Thanos: スキル・オブ・マインドを融合した大規模言語モデルによる会話エージェントの強化

要旨

対話者との社会的絆を強化するため、人間は自然と、どの会話スキルがその状況に最も適しているかを考慮し、適切に応答する能力を獲得します。このプロセスを我々は「スキル・オブ・マインド」と呼びます。大規模言語モデル（LLM）ベースの対話エージェントにとって、人間のように適切な会話スキルを計画することは、特にインタラクティブなシナリオにおける社会対話の複雑さから、困難です。これを解決するため、我々は「多面的スキル・オブ・マインド」という、多面的かつ多ターンの会話スキルを様々なインタラクティブシナリオ（例：長期的、カウンセリング、タスク指向）に基づいて注釈付きで収録した会話データセットを提案します。このデータセットは、多様な社会的文脈（例：人口統計、ペルソナ、経験則）に基づいており、約10万の会話で構成されています。このデータセットを用いて、我々は1B、3B、8Bパラメータのモデルサイズを持つ「Thanos」という新たなスキル・オブ・マインドを組み込んだLLMファミリーを導入します。広範な実験を通じて、これらのモデルはスキル・オブ・マインドのプロセスを成功裏に示し、様々な領域にわたる多面的スキルの推論において強い汎化性能を発揮します。さらに、ThanosはLLMベースの対話エージェントが生成する応答の品質を大幅に向上させ、人間評価においてもプロソーシャル行動を促進することを示します。

English

To increase social bonding with interlocutors, humans naturally acquire the ability to respond appropriately in a given situation by considering which conversational skill is most suitable for the response - a process we call skill-of-mind.

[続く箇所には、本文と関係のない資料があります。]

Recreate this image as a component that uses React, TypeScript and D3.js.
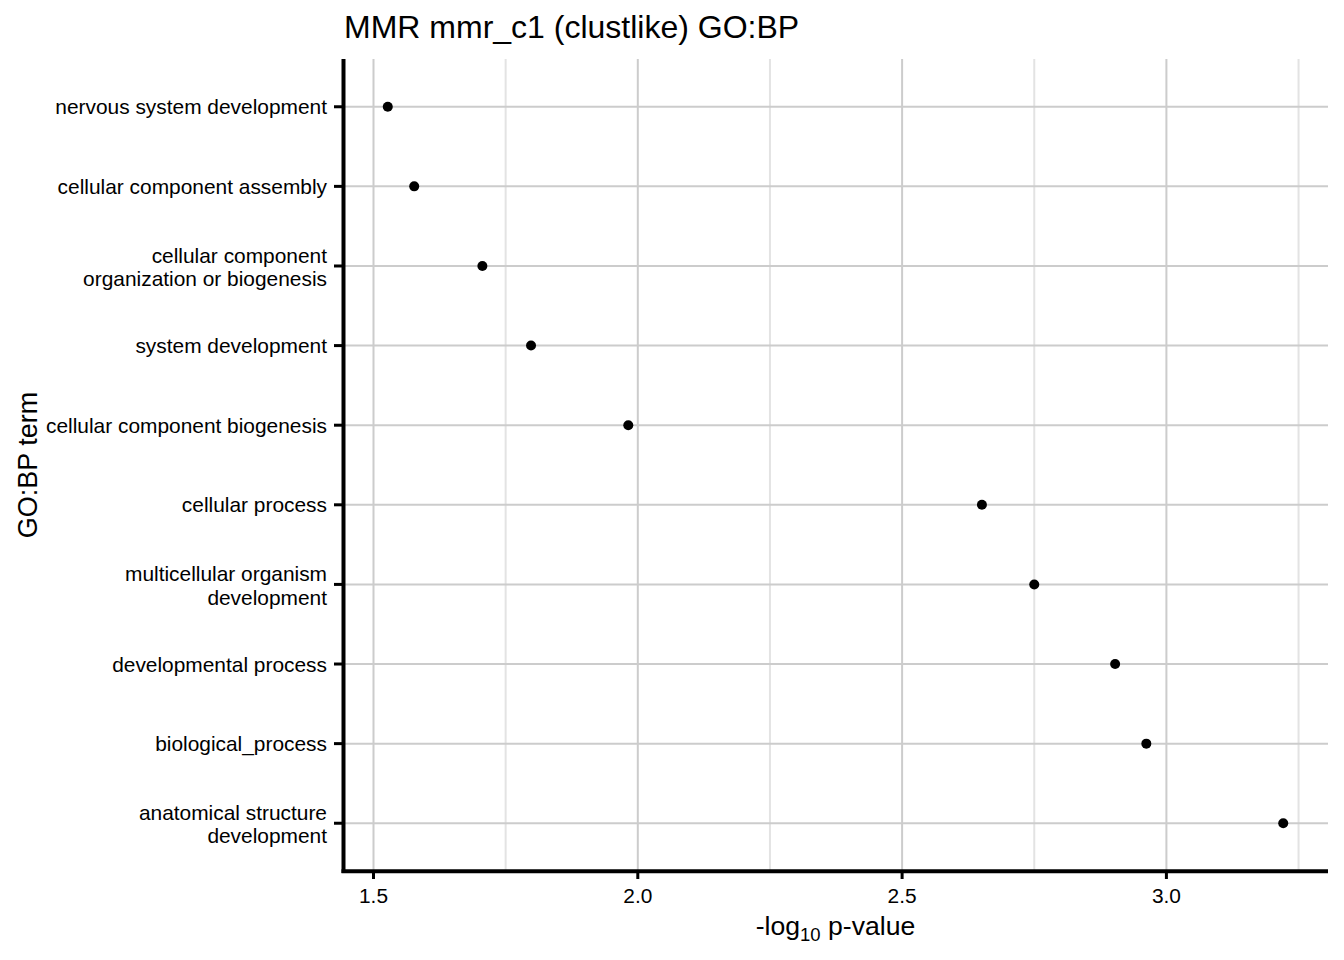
import React from "react";
import * as d3 from "d3";

const terms: string[][] = [
  ["nervous system development"],
  ["cellular component assembly"],
  ["cellular component", "organization or biogenesis"],
  ["system development"],
  ["cellular component biogenesis"],
  ["cellular process"],
  ["multicellular organism", "development"],
  ["developmental process"],
  ["biological_process"],
  ["anatomical structure", "development"],
];
const negLogP: number[] = [1.527, 1.577, 1.706, 1.798, 1.982, 2.651, 2.75, 2.903, 2.962, 3.221];
const xMajorTicks: number[] = [1.5, 2.0, 2.5, 3.0];
const xMinorTicks: number[] = [1.75, 2.25, 2.75, 3.25];
const titleText = "MMR mmr_c1 (clustlike) GO:BP";
const yTitle = "GO:BP term";

const W = 1344;
const H = 960;
const panel = { left: 343, right: 1328, top: 59, bottom: 871 };
const FONT = "'Liberation Sans', Arial, sans-serif";
const TICK_FS = 20.9;

export default function App() {
  const keys = terms.map((t) => t.join(" "));
  const ext = d3.extent(negLogP) as [number, number];
  const pad = (ext[1] - ext[0]) * 0.05;
  const x = d3.scaleLinear().domain([ext[0] - pad, ext[1] + pad]).range([panel.left, panel.right]);
  const y = d3.scalePoint<string>().domain(keys).range([panel.top, panel.bottom]).padding(0.6);

  const major = "#cccccc";
  const minor = "#e3e3e3";

  return (
    <svg width={W} height={H} style={{ display: "block", position: "absolute", left: 0, top: 0, background: "#fff" }}>
      <rect x={0} y={0} width={W} height={H} fill="#fff" />
      {xMinorTicks.filter((v) => x(v) <= panel.right).map((v) => (
        <line key={"mn" + v} x1={x(v)} x2={x(v)} y1={panel.top} y2={panel.bottom} stroke={minor} strokeWidth={2} />
      ))}
      {xMajorTicks.map((v) => (
        <line key={"mj" + v} x1={x(v)} x2={x(v)} y1={panel.top} y2={panel.bottom} stroke={major} strokeWidth={2} />
      ))}
      {keys.map((k) => (
        <line key={"h" + k} x1={panel.left} x2={panel.right} y1={y(k)!} y2={y(k)!} stroke={major} strokeWidth={2} />
      ))}
      {keys.map((k, i) => (
        <circle key={"p" + k} cx={x(negLogP[i])} cy={y(k)!} r={5} fill="#000" />
      ))}
      <line x1={panel.left + 0.5} x2={panel.left + 0.5} y1={panel.top} y2={panel.bottom + 2} stroke="#000" strokeWidth={4} />
      <line x1={panel.left - 1.5} x2={panel.right} y1={panel.bottom + 0.3} y2={panel.bottom + 0.3} stroke="#000" strokeWidth={4} />
      {xMajorTicks.map((v) => (
        <g key={"xt" + v}>
          <line x1={x(v)} x2={x(v)} y1={panel.bottom} y2={panel.bottom + 8} stroke="#000" strokeWidth={3} />
          <text x={x(v)} y={903} textAnchor="middle" fontFamily={FONT} fontSize={TICK_FS} fill="#000">
            {v.toFixed(1)}
          </text>
        </g>
      ))}
      {terms.map((t, i) => {
        const cy = y(keys[i])!;
        return (
          <g key={"yt" + i}>
            <line x1={panel.left - 9} x2={panel.left} y1={cy} y2={cy} stroke="#000" strokeWidth={3} />
            {t.length === 1 ? (
              <text x={327} y={cy + 7.5} textAnchor="end" fontFamily={FONT} fontSize={TICK_FS} fill="#000">
                {t[0]}
              </text>
            ) : (
              t.map((line, j) => (
                <text key={j} x={327} y={cy - 3.3 + j * 23.5} textAnchor="end" fontFamily={FONT} fontSize={TICK_FS} fill="#000">
                  {line}
                </text>
              ))
            )}
          </g>
        );
      })}
      <text x={344} y={38} fontFamily={FONT} fontSize={32} fill="#000">
        {titleText}
      </text>
      <text x={(panel.left + panel.right) / 2} y={935} textAnchor="middle" fontFamily={FONT} fontSize={26.6} fill="#000">
        -log
        <tspan fontSize={18.5} dy={6}>10</tspan>
        <tspan dy={-6}> p-value</tspan>
      </text>
      <text
        transform={`translate(37, ${(panel.top + panel.bottom) / 2}) rotate(-90)`}
        textAnchor="middle"
        fontFamily={FONT}
        fontSize={27}
        fill="#000"
      >
        {yTitle}
      </text>
    </svg>
  );
}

For large language model (LLM)-based conversational agents, planning appropriate conversational skills, as humans do, is challenging due to the complexity of social dialogue, especially in interactive scenarios. To address this, we propose a skill-of-mind-annotated conversation dataset, named Multifaceted Skill-of-Mind, which includes multi-turn and multifaceted conversational skills across various interactive scenarios (e.g., long-term, counseling, task-oriented), grounded in diverse social contexts (e.g., demographics, persona, rules of thumb). This dataset consists of roughly 100K conversations. Using this dataset, we introduce a new family of skill-of-mind-infused LLMs, named Thanos, with model sizes of 1B, 3B, and 8B parameters. With extensive experiments, these models successfully demonstrate the skill-of-mind process and exhibit strong generalizability in inferring multifaceted skills across a variety of domains. Moreover, we show that Thanos significantly enhances the quality of responses generated by LLM-based conversational agents and promotes prosocial behavior in human evaluations.